Failed States Index: Nigeria Ranked 15 out of 177 Nations
Nigeria was yesterday ranked the 15th most failed nation in the world, out of a total of 177 countries that were surveyed. The country moved upwards three places from 18th position in 2008; and 17th in 2007. The newly released Failed State Index 2009 was published by the United States think-tank and an independent research organisation, the Fund for Peace, and the magazine Foreign Policy. This is the 5th edition, since 2005.
According to the detailed Index, Somalia emerged the most failed state, for the second time running, while Norway emerged the best or most sustainable state. The index’s ranks are based on twelve indicators of state vulnerability – four social, two economic and six political. The indicators are not designed to forecast when states may experience violence or collapse. Instead, they are meant to measure a state’s vulnerability to collapse or conflict.
Out of the 15 most failed nations surveyed, ten were African nations. These include Somalia (1st), Zimbabwe (2nd), Sudan (3rd), Chad (4th), Dem. Rep. of Congo (5th), Central African Republic (8th), Guinea (9th), Ivory Coast (11th), Kenya (14th), and Nigeria (15th).
The best five nations, which were described as having the most sustainable state include Norway (177), Finland (176), Sweden (175), Switzerland (174), and Ireland (173). Ghana emerged the best state in Africa, ranked 124 and classified as moderate state, while USA was 159th and UK 161 on the survey list.
The Crisis States Research Centre defines a “failed state” as a condition of “state collapse” – i.e., a state that can no longer perform its basic security and development functions and that has no effective control over its territory.
The Index used 12 indicators of state cohesion and performance, compiled through a close examination of more than 30,000 publicly available sources.
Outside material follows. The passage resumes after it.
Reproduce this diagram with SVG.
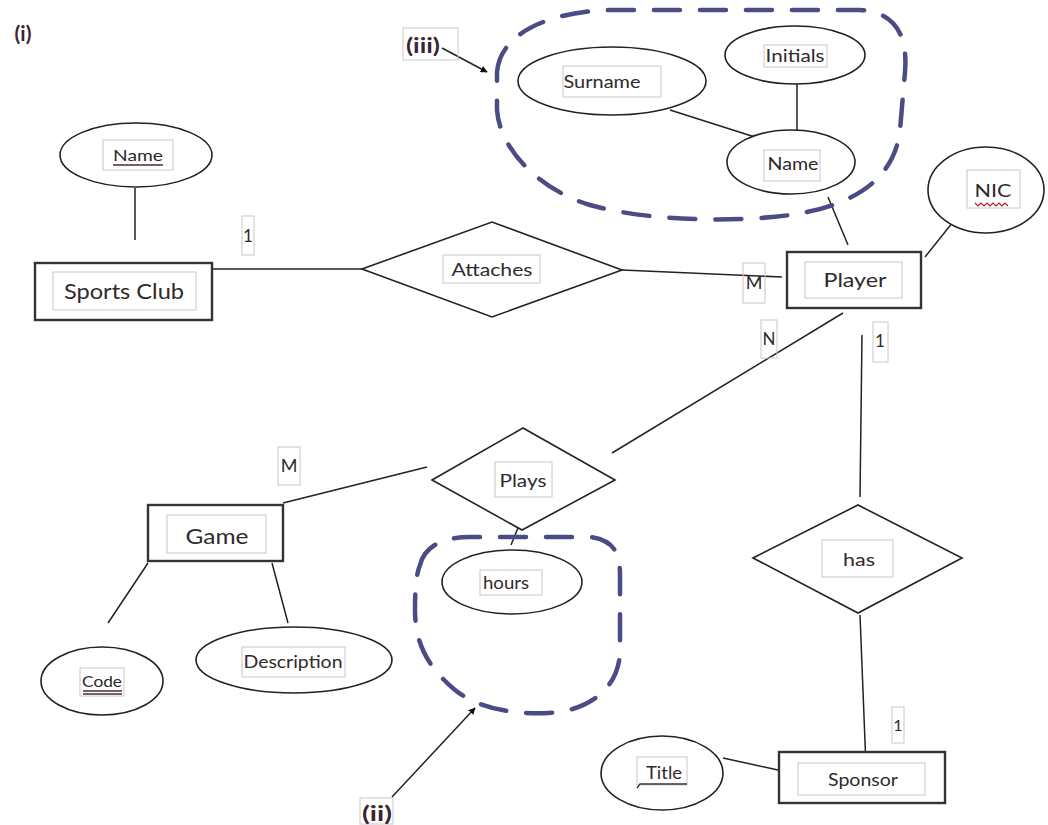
<svg xmlns="http://www.w3.org/2000/svg" width="1048" height="825" viewBox="0 0 1048 825">
<style>
.bg{fill:#fff}
.shape{fill:#fff;stroke:#222;stroke-width:1.6}
.ent{fill:#fff;stroke:#333;stroke-width:2.4}
.lbox{fill:none;stroke:#c8c8c8;stroke-width:1}
.t{font-family:Lato,"Open Sans","Liberation Sans",sans-serif;fill:#2f2a2c;text-anchor:middle}
.tb{font-family:Lato,"Open Sans","Liberation Sans",sans-serif;fill:#3a2530;text-anchor:middle;font-weight:bold}
.ln{stroke:#222;stroke-width:1.5;fill:none}
.blob{fill:none;stroke:#4b4b86;stroke-width:4.5;stroke-dasharray:26 20;stroke-linecap:round}
.ul{stroke:#4a2a3a;stroke-width:1.3;fill:none}
</style>
<defs>
<marker id="arr" viewBox="0 0 10 10" refX="9" refY="5" markerWidth="7" markerHeight="7" orient="auto" markerUnits="userSpaceOnUse">
<path d="M0,0 L10,5 L0,10 Z" fill="#111"/>
</marker>
</defs>
<rect class="bg" x="0" y="0" width="1048" height="825"/>

<g id="connectors">
<line class="ln" x1="135" y1="188" x2="135" y2="240"/>
<line class="ln" x1="212" y1="269" x2="362" y2="269"/>
<line class="ln" x1="622" y1="270" x2="782" y2="277"/>
<line class="ln" x1="670" y1="110" x2="758" y2="138"/>
<line class="ln" x1="797" y1="84" x2="797" y2="130"/>
<line class="ln" x1="828" y1="197" x2="848" y2="245"/>
<line class="ln" x1="925" y1="257" x2="965" y2="207"/>
<line class="ln" x1="843" y1="313" x2="612" y2="453"/>
<line class="ln" x1="862" y1="335" x2="860" y2="497"/>
<line class="ln" x1="860" y1="615" x2="866" y2="767"/>
<line class="ln" x1="283" y1="503" x2="427" y2="467"/>
<line class="ln" x1="524" y1="513" x2="511" y2="545"/>
<line class="ln" x1="148" y1="563" x2="108" y2="623"/>
<line class="ln" x1="272" y1="563" x2="288" y2="623"/>
<line class="ln" x1="723" y1="758" x2="778" y2="770"/>
<line class="ln" x1="442" y1="48" x2="487" y2="72" stroke-width="1.3" marker-end="url(#arr)"/>
<line class="ln" x1="392" y1="797" x2="475" y2="708" stroke-width="1.3" marker-end="url(#arr)"/>
</g>

<g id="group-iii">
<path class="blob" d="M497,72 C500,35 545,12 610,10 L860,10 C895,12 908,35 905,72 L900,130 C895,175 860,205 790,215 C740,222 650,222 590,205 C540,190 500,150 497,110 Z"/>
</g>
<g id="group-ii">
<path class="blob" d="M420,565 C425,545 445,537 470,537 L590,537 C615,540 620,555 620,575 L620,650 C620,680 600,705 560,712 C520,716 480,710 455,690 C425,665 415,640 415,610 C415,590 416,575 420,565 Z"/>
</g>

<g id="label-i"><text class="tb" x="23" y="41" font-size="21">(i)</text></g>
<g id="label-iii">
<rect class="lbox" x="403" y="28" width="55" height="32"/>
<text class="tb" x="423" y="53" font-size="20" textLength="34" lengthAdjust="spacingAndGlyphs">(iii)</text>
</g>
<g id="label-ii">
<rect class="lbox" x="360" y="798" width="33" height="26"/>
<text class="tb" x="377" y="821" font-size="20" textLength="30" lengthAdjust="spacingAndGlyphs">(ii)</text>
</g>

<g id="club-name">
<ellipse class="shape" cx="136" cy="155" rx="76" ry="32"/>
<rect class="lbox" x="103" y="140" width="70" height="30"/>
<text class="t" x="138" y="161" font-size="16" textLength="50" lengthAdjust="spacingAndGlyphs">Name</text>
<line class="ul" x1="113" y1="165" x2="163" y2="165"/>
</g>
<g id="sports-club">
<rect class="ent" x="35" y="263" width="177" height="57"/>
<rect class="lbox" x="53" y="272" width="143" height="38"/>
<text class="t" x="124" y="299" font-size="21" textLength="120" lengthAdjust="spacingAndGlyphs">Sports Club</text>
</g>
<g id="card-club">
<rect class="lbox" x="242" y="216" width="12" height="39"/>
<text class="t" x="248" y="242" font-size="17">1</text>
</g>

<g id="attaches">
<polygon class="shape" points="362,269 492,222 622,270 492,317"/>
<rect class="lbox" x="443" y="255" width="97" height="28"/>
<text class="t" x="492" y="276" font-size="18" textLength="81" lengthAdjust="spacingAndGlyphs">Attaches</text>
</g>
<g id="card-m-player">
<rect class="lbox" x="743" y="263" width="22" height="40"/>
<text class="t" x="754" y="289" font-size="18">M</text>
</g>

<g id="player">
<rect class="ent" x="787" y="252" width="134" height="56" stroke="#222"/>
<rect class="lbox" x="805" y="262" width="97" height="36"/>
<text class="t" x="855" y="287" font-size="20" textLength="63" lengthAdjust="spacingAndGlyphs">Player</text>
</g>
<g id="card-n">
<rect class="lbox" x="761" y="320" width="16" height="38"/>
<text class="t" x="769" y="345" font-size="17">N</text>
</g>
<g id="card-1-player">
<rect class="lbox" x="873" y="322" width="15" height="40"/>
<text class="t" x="880" y="347" font-size="17">1</text>
</g>

<g id="nic">
<ellipse class="shape" cx="986" cy="190" rx="58" ry="43"/>
<rect class="lbox" x="967" y="170" width="53" height="38"/>
<text class="t" x="993" y="197" font-size="18" textLength="37" lengthAdjust="spacingAndGlyphs">NIC</text>
<path d="M975,203 l3,3 l3,-3 l3,3 l3,-3 l3,3 l3,-3 l3,3 l3,-3 l3,3 l3,-3 l3,3" fill="none" stroke="#b02020" stroke-width="1.2"/>
</g>

<g id="surname">
<ellipse class="shape" cx="612" cy="81" rx="94" ry="34"/>
<rect class="lbox" x="563" y="66" width="98" height="31"/>
<text class="t" x="602" y="88" font-size="18" textLength="77" lengthAdjust="spacingAndGlyphs">Surname</text>
</g>
<g id="initials">
<ellipse class="shape" cx="795" cy="55" rx="70" ry="29"/>
<rect class="lbox" x="764" y="45" width="63" height="22"/>
<text class="t" x="795" y="62" font-size="17" textLength="59" lengthAdjust="spacingAndGlyphs">Initials</text>
</g>
<g id="player-name">
<ellipse class="shape" cx="791" cy="162" rx="64" ry="32"/>
<rect class="lbox" x="764" y="150" width="56" height="31"/>
<text class="t" x="793" y="170" font-size="17" textLength="51" lengthAdjust="spacingAndGlyphs">Name</text>
</g>

<g id="plays">
<polygon class="shape" points="432,480 523,428 615,480 522,530"/>
<rect class="lbox" x="495" y="462" width="57" height="35"/>
<text class="t" x="523" y="487" font-size="18" textLength="47" lengthAdjust="spacingAndGlyphs">Plays</text>
</g>
<g id="hours">
<ellipse class="shape" cx="512" cy="582" rx="70" ry="32"/>
<rect class="lbox" x="480" y="570" width="62" height="25"/>
<text class="t" x="506" y="589" font-size="17" textLength="46" lengthAdjust="spacingAndGlyphs">hours</text>
</g>

<g id="game">
<rect class="ent" x="148" y="505" width="135" height="56" stroke="#555"/>
<rect class="lbox" x="167" y="515" width="99" height="38"/>
<text class="t" x="217" y="544" font-size="21" textLength="63" lengthAdjust="spacingAndGlyphs">Game</text>
</g>
<g id="card-m-game">
<rect class="lbox" x="278" y="447" width="22" height="38"/>
<text class="t" x="289" y="472" font-size="18">M</text>
</g>
<g id="code">
<ellipse class="shape" cx="102" cy="681" rx="61" ry="34"/>
<rect class="lbox" x="80" y="668" width="44" height="28"/>
<text class="t" x="102" y="687" font-size="16" textLength="40" lengthAdjust="spacingAndGlyphs">Code</text>
<line class="ul" x1="83" y1="691" x2="122" y2="691"/>
<line class="ul" x1="83" y1="694" x2="122" y2="694"/>
</g>
<g id="description">
<ellipse class="shape" cx="294" cy="660" rx="98" ry="33"/>
<rect class="lbox" x="242" y="647" width="103" height="30"/>
<text class="t" x="293" y="668" font-size="17" textLength="99" lengthAdjust="spacingAndGlyphs">Description</text>
</g>

<g id="has">
<polygon class="shape" points="753,558 858,505 962,558 858,613"/>
<rect class="lbox" x="822" y="540" width="71" height="37"/>
<text class="t" x="859" y="566" font-size="17" textLength="32" lengthAdjust="spacingAndGlyphs">has</text>
</g>
<g id="card-1-sponsor">
<rect class="lbox" x="892" y="707" width="12" height="36"/>
<text class="t" x="898" y="731" font-size="16">1</text>
</g>
<g id="sponsor">
<rect class="ent" x="779" y="752" width="166" height="51" stroke="#111" stroke-width="5"/>
<rect class="lbox" x="798" y="763" width="127" height="32"/>
<text class="t" x="863" y="786" font-size="17" textLength="70" lengthAdjust="spacingAndGlyphs">Sponsor</text>
</g>
<g id="title">
<ellipse class="shape" cx="662" cy="773" rx="61" ry="37"/>
<rect class="lbox" x="637" y="757" width="50" height="28"/>
<text class="t" x="664" y="779" font-size="17" textLength="36" lengthAdjust="spacingAndGlyphs">Title</text>
<path class="ul" d="M637,788 L640,784 L687,784" stroke-width="1.8"/>
</g>
</svg>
The survey also ranked 177 states in order from most to least at risk of failure. The 60 most vulnerable states are listed in the rankings.
The list only assesses sovereign states (determined by membership in the United Nations.) Several territories are excluded until their political status and UN membership is ratified in international law.
For example, Taiwan, the Palestinian Territories, Northern Cyprus, Kosovo, and Western Sahara are not included in the list, even though some are recognized as sovereign states by some nations.
Ranking is based on the total scores of the 12 indicators. For each indicator, the ratings are placed on a scale of 0 to 10, with 0 being the lowest intensity (most stable) and 10 being the highest intensity (least stable). The total score is the sum of the 12 indicators and is on a scale of 0-120.
The applied indicators include demographic pressures; massive movement of refugees and internally displaced peoples; legacy of vengeance-seeking group grievance; chronic and sustained human flight; uneven economic development along group lines; and sharp and/or severe economic decline.
Others are criminalisation and/or delegitimisation of the state; progressive deterioration of public services; widespread violation of human rights; security apparatus as ‘state within a state’; rise of factionalised elites; and intervention of other states or external factors.
“It is a sobering time for the world’s most fragile countries—virulent economic crisis, countless natural disasters, and government collapse. This year, we delve deeper than ever into just what went wrong—and who is to blame”, the groups noted.
“Other countries dependent on the import and export of commodities—from Nigeria to Equatorial Guinea to Bangladesh—had a similarly rough go of it last year, suffering what economist Homi Kharas calls a “whiplash effect” as prices spiked sharply and then plummeted. All indications are that 2009 will bring little to no reprieve.”
“The Failed States Index does not provide all the answers, nor does it claim to be able to. But it is a starting point for a discussion about why states fail and what should be done about them—a discussion, sadly, that we might be having even more frequently this year”, the authors noted. All countries in the red (Alert, FSI of 90 or more), orange (Warning, FSI of 60 or more), or yellow (Moderate, FSI of 30 or more) categories display some features that make parts of their societies and institutions vulnerable to failure.
Some in the yellow zone may be failing at a faster rate than those in the more dangerous orange or red zones, and therefore could experience violence sooner. Conversely, some in the red zone, though critical, may exhibit some positive signs of recovery or be deteriorating slowly, giving them time to adopt mitigating strategies.